EXERCISE INSTRUCTIONS: Take every line from the listing below that includes "using" and copy it.

DATA FOR THIS TASK:
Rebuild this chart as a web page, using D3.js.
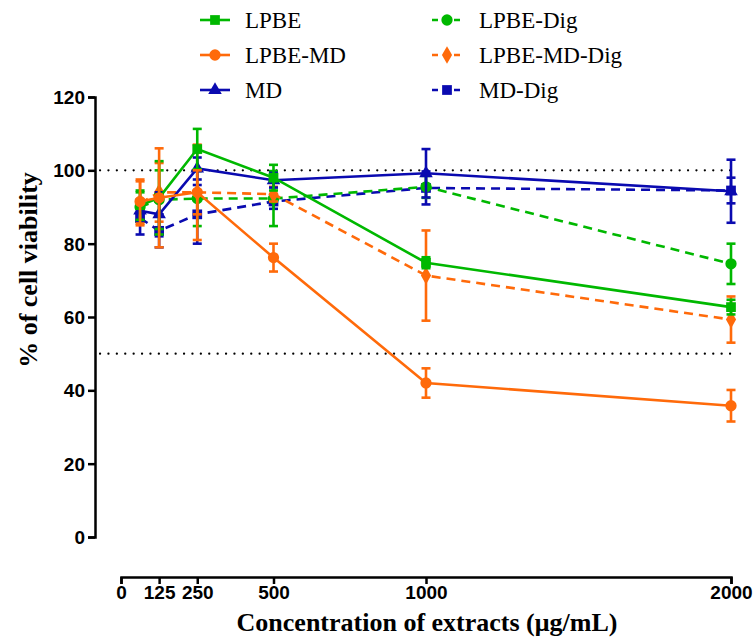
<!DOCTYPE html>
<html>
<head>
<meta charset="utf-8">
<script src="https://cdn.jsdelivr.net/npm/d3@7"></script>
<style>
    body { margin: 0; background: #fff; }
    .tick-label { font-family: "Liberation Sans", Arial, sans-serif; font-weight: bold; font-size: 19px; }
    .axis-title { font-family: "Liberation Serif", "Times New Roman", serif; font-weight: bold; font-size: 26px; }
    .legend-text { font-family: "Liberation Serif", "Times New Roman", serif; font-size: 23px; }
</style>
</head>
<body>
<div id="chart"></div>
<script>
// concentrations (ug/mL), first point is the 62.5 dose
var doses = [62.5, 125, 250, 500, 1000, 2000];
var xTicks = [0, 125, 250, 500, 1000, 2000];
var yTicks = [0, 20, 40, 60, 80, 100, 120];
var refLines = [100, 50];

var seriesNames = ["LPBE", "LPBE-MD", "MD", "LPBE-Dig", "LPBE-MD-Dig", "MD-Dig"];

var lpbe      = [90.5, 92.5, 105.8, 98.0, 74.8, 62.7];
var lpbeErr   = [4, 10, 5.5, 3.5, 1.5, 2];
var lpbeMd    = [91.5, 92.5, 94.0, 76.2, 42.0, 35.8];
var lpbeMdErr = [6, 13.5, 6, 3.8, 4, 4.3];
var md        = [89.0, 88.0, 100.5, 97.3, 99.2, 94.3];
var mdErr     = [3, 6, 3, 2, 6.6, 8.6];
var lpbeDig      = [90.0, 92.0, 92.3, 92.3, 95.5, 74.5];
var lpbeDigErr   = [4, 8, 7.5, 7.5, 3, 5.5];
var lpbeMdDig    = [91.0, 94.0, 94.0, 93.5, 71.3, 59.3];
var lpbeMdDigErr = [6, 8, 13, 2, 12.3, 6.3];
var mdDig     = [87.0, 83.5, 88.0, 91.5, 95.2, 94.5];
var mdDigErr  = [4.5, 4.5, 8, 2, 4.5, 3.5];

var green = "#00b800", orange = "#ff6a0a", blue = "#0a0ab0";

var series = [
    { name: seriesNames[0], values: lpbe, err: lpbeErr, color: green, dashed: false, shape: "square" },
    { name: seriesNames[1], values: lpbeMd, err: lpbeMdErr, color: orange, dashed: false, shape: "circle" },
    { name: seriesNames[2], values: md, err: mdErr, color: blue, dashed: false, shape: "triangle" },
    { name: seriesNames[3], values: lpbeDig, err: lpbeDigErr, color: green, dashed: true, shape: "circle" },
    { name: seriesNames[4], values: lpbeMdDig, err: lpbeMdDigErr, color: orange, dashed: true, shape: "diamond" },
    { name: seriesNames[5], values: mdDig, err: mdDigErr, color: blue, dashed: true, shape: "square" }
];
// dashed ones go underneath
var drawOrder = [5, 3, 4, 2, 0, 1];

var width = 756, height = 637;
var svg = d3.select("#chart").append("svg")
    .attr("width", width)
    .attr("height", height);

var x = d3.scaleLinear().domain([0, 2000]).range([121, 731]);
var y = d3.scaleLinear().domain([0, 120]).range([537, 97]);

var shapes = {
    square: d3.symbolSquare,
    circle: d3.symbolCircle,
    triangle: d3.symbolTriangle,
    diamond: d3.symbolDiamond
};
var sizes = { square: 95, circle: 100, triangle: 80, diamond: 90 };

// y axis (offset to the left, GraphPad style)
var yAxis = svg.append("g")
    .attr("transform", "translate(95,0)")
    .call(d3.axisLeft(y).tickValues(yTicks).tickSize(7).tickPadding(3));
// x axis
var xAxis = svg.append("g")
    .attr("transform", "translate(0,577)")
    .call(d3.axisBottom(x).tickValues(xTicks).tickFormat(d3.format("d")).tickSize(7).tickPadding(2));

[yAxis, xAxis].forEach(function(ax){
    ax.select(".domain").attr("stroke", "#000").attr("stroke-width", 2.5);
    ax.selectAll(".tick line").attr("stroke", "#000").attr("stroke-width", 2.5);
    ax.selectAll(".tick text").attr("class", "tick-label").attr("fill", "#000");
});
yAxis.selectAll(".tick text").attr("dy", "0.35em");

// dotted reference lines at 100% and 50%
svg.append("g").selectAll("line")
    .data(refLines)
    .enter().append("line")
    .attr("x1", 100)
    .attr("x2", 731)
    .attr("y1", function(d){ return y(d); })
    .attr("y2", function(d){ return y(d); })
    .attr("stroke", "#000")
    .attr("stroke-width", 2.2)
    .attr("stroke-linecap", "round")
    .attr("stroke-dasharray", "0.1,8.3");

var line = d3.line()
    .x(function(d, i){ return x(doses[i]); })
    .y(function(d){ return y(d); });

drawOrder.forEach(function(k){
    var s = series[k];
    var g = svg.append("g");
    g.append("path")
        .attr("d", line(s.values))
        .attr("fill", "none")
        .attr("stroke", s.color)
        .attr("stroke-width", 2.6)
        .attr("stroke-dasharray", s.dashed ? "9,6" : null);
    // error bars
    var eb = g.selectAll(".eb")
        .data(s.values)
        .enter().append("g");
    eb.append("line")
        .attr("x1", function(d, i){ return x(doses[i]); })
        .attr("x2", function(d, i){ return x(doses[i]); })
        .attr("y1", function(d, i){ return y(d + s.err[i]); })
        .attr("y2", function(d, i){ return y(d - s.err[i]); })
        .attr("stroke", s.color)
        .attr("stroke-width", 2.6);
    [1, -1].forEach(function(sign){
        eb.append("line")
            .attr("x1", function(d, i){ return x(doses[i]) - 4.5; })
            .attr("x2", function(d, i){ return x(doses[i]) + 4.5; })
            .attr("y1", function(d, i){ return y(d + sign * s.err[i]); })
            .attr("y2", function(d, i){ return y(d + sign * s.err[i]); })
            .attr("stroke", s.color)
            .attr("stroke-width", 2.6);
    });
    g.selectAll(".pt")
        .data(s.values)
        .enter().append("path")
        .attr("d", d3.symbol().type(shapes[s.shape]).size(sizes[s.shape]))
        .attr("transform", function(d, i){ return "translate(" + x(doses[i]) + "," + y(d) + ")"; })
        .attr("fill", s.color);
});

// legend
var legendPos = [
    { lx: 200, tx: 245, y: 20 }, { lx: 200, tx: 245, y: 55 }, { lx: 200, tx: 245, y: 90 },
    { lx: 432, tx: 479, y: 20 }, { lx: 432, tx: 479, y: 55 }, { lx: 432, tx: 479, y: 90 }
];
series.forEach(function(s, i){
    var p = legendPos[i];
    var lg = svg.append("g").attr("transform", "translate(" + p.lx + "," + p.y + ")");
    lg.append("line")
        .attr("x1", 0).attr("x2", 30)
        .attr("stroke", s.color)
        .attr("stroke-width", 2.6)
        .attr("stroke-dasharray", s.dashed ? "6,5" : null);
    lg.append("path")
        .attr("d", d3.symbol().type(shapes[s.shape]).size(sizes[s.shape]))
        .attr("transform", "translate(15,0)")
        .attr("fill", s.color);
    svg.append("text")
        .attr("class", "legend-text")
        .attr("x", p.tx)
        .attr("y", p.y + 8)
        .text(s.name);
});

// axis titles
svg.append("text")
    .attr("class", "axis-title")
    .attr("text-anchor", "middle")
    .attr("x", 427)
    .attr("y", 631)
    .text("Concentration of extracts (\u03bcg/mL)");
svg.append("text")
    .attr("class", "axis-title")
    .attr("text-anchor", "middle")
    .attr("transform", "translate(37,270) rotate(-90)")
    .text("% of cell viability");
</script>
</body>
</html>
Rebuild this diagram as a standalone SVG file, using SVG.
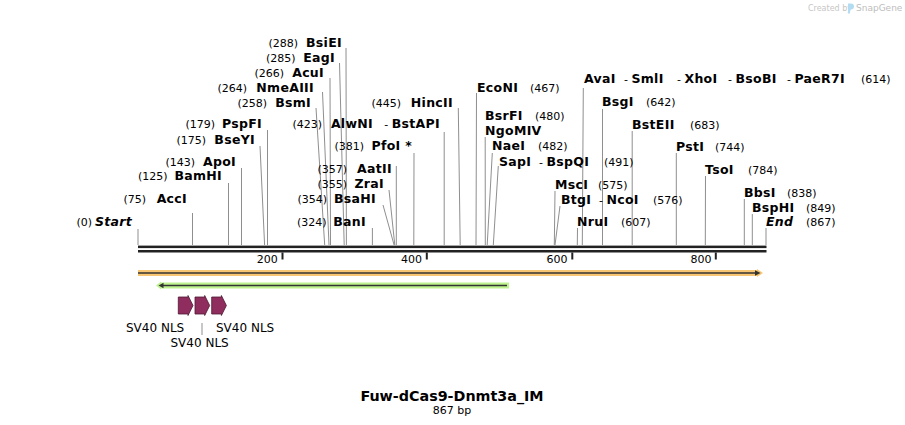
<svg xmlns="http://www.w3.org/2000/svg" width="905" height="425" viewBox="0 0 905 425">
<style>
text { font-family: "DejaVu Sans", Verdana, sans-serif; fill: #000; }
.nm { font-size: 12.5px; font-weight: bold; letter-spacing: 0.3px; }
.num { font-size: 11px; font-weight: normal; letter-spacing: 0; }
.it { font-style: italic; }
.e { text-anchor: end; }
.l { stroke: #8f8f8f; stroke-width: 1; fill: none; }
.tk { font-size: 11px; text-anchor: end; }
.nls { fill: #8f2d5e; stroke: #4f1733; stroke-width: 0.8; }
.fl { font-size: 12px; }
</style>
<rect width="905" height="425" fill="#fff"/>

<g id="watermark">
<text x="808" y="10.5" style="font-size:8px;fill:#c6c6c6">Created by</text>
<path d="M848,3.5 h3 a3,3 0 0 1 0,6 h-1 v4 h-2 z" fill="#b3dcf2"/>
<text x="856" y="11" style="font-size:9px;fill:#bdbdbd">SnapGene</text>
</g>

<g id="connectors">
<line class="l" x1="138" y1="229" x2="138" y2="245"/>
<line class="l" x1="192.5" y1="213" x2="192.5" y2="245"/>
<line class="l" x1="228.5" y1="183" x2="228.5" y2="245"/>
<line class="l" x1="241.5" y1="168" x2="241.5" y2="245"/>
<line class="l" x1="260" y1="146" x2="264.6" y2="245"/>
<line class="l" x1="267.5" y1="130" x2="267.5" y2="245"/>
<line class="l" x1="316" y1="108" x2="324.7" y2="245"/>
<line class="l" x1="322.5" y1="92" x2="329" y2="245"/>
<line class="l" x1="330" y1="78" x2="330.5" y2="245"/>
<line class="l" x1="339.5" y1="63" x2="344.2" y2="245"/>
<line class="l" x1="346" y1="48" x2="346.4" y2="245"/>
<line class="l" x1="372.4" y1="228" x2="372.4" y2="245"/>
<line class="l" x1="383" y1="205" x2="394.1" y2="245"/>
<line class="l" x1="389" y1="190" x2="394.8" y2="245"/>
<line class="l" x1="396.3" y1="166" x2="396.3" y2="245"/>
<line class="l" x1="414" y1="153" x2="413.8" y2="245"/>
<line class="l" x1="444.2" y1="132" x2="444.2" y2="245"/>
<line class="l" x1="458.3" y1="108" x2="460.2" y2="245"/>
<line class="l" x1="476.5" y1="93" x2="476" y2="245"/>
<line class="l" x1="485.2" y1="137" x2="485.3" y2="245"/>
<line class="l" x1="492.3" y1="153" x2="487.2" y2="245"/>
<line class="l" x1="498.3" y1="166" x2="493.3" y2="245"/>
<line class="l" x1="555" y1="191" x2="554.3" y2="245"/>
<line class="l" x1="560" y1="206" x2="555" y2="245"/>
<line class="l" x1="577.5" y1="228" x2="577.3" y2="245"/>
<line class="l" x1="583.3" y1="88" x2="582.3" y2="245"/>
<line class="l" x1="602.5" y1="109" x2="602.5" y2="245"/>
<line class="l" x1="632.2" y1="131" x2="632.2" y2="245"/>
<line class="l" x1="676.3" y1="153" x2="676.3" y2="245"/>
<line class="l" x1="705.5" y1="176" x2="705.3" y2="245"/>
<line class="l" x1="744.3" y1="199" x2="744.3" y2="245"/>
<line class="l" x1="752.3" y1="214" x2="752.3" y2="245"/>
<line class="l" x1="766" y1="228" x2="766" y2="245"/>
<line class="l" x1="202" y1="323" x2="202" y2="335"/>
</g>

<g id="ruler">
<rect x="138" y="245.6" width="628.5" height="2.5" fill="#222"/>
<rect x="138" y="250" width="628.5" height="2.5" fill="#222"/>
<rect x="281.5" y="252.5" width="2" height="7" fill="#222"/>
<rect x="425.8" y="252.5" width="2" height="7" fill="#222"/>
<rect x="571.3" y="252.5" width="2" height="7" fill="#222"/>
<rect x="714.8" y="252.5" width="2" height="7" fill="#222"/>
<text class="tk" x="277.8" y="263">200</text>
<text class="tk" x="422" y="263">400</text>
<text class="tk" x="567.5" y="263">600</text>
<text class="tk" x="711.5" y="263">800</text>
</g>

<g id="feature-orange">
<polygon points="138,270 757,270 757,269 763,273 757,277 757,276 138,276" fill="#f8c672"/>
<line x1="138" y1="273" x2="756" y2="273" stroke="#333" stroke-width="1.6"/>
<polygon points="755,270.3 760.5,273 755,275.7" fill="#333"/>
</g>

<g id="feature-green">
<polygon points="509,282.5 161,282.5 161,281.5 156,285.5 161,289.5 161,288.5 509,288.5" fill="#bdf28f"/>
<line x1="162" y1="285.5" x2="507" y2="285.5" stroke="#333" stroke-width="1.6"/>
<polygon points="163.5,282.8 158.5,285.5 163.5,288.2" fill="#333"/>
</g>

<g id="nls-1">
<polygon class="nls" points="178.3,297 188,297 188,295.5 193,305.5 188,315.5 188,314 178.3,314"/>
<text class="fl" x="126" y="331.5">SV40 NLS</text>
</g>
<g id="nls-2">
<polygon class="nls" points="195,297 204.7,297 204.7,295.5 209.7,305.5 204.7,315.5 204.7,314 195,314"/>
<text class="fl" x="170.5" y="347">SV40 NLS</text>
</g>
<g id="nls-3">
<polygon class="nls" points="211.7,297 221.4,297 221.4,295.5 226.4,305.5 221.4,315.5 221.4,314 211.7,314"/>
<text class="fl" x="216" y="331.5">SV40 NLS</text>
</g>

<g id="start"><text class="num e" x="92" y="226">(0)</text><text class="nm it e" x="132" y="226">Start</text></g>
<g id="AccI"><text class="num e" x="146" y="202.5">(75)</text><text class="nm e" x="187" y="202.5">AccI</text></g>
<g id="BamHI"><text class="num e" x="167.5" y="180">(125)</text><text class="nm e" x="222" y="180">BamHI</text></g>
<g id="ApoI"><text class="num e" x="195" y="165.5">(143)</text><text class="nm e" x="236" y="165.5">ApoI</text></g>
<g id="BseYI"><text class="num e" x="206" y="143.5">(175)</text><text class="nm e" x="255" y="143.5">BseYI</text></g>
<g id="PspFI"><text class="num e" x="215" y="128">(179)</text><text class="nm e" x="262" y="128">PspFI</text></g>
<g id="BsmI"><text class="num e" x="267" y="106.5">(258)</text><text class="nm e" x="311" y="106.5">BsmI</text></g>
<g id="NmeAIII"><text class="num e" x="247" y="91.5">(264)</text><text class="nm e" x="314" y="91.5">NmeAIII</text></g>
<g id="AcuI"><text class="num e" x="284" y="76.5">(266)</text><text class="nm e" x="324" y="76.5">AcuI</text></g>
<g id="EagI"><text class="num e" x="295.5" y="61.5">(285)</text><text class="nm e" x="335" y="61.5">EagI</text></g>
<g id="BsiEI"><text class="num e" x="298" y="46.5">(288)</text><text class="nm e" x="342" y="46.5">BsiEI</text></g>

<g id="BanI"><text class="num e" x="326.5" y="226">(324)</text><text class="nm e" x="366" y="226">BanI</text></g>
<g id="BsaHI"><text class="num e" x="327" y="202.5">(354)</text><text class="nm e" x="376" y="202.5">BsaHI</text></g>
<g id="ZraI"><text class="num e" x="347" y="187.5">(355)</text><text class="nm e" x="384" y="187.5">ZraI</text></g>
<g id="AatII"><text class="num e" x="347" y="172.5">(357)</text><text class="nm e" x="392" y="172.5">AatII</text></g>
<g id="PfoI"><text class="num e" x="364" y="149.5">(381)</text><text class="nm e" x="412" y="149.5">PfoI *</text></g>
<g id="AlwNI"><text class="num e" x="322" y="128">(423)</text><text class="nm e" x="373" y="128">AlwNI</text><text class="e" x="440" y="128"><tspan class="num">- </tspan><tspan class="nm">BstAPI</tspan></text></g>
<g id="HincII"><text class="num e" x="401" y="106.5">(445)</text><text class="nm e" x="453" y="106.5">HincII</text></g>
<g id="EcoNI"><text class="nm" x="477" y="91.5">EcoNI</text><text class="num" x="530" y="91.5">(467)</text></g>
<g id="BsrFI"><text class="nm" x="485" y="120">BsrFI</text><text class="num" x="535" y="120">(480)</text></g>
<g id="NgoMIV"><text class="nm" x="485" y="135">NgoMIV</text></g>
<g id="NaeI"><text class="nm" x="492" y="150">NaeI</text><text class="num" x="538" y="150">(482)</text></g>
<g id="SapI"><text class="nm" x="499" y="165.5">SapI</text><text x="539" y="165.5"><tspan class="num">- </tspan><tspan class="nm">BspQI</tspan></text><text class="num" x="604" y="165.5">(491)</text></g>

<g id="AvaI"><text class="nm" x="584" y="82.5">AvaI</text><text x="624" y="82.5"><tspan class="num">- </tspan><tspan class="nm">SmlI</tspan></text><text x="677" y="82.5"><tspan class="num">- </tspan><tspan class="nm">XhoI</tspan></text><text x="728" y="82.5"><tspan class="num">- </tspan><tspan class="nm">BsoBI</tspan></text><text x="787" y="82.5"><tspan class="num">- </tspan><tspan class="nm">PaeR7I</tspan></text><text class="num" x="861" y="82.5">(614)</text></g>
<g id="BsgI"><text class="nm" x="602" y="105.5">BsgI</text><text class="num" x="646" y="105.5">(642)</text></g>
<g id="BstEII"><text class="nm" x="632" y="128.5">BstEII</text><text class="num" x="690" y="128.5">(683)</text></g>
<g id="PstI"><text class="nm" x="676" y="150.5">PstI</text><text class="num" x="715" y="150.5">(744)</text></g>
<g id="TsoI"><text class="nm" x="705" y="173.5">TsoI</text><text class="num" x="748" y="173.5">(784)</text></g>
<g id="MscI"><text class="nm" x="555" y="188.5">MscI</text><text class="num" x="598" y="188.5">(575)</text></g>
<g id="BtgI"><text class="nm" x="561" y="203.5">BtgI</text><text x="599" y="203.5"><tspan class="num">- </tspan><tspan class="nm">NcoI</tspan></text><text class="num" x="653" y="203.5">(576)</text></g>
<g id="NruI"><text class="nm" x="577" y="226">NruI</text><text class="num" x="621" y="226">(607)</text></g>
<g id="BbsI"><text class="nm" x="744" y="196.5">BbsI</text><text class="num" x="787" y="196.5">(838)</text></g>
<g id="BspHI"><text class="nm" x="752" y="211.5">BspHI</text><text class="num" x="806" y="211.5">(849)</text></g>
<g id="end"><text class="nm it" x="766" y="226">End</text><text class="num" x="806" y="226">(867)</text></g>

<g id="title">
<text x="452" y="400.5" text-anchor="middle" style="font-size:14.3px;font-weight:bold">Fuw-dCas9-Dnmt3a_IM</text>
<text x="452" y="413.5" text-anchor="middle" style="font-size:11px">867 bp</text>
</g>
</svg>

RESULT OF THIS EXERCISE:
Rebuild this chart as a web page, using D3.js.
Rebuild this diagram as a standalone SVG file, using SVG.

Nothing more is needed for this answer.